Platz vier!

Peter Iwaniewicz arbeitet an seinem sonnigen Gemüt und der guten Nachricht

Kolumnen, FALTER 15/2019 vom 09.04.2019

Ich arbeite noch immer daran, unangenehme Nachrichten positiv und humorvoll zu präsentieren. Dafür gibt es gute Argumente, denn die unglückliche Kassandra aus der griechischen Mythologie, deren wahre, aber negative Vorhersagen niemand glaubte, wurde erdolcht. Die kapitolinischen Gänse hingegen, die Rom durch ihre lauten Rufe vor dem Angriff der Gallier gerettet hatten, verehrte man. Und mein Ziel für heuer wäre es daher, von den Lesern verehrt und nicht erstochen zu werden.

Lustige Botschaften merkt man sich sowohl lieber als auch leichter.

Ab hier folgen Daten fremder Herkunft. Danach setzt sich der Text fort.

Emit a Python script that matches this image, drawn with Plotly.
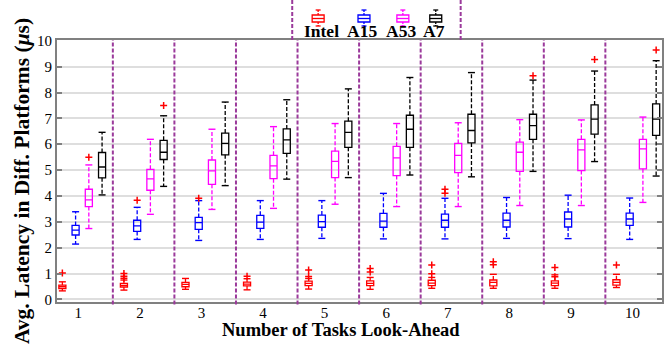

Da wäre zum Beispiel die aktuelle Meldung, dass sich der orientalische Augenwurm bei uns ausbreitet. Das erinnert ein bisschen an Luwu, den Lungenwurm. So kommentierte man als starker Raucher früher seinen morgendlichen Schleimauswurf und besänftigte dann den Luwu mit einer frischen Zigarette. Ungefähr genauso lustig verhält es sich mit dem Augenwurm, der sich im Bindehautsack von Tieren und Menschen einnistet und dort unangenehme Erkrankungen auslöst.

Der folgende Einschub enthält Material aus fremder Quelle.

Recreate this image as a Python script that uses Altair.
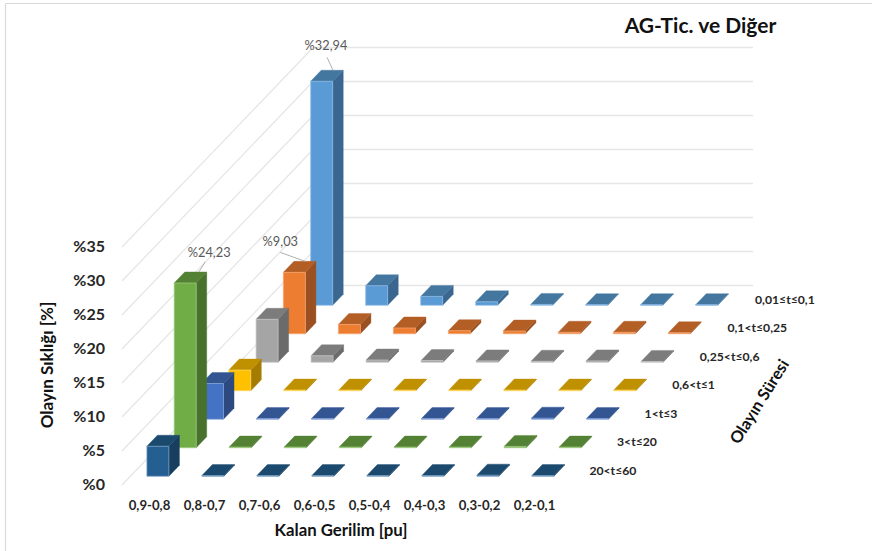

Wie dieser Parasit nach Österreich kam, ist unbekannt. Möglich sind Wanderbewegungen infizierter Wildtiere und illegaler Handel mit Haustieren. Okay, da muss ich noch an der Pointe arbeiten.

Apropos illegaler Handel: Sehr positiv finde ich auch, dass nach einem Bericht der Zeitschrift für Polizeiwissenschaft und polizeiliche Praxis der Handel mit geschützten Tier- und Pflanzenarten im Bereich des organisierten Verbrechens bei uns auf Platz vier liegt. Direkt hinter illegalen Drogen, Produktfälschung und Menschenhandel. Das ist doch etwas, Platz vier in einem schwierigen und in jeder Hinsicht umkämpften Marktumfeld: Der globale Umsatz des illegalen Handels mit anderen Lebewesen wird weltweit auf 19 Milliarden Dollar geschätzt und umfasst Jagdtrophäen, lebende Pflanzen, Heimtiere, Modeartikel, Lebensmittel und Ethno- bzw. Pseudomedizin. Jeder kann dazu beitragen! Eine Kette aus Korallen als Souvenir aus dem Urlaub, eine Onlinebestellung von Pangolin-Schuppen gegen Haarausfall, Meeresschildkrötensuppe in einem Restaurant essen oder einen exotischen Kaktus ohne Ursprungskennzeichnung kaufen. Und das Risiko ist total gering, von ca. 18. Mio. Passagieren pro Jahr und 200.000 Tonnen Fracht am Flughafen Wien werden nur zwischen 50 und 100 Personen erwischt. Positive Berichterstattung. Oder soll ich doch die Dosierung meiner Medikamente ändern?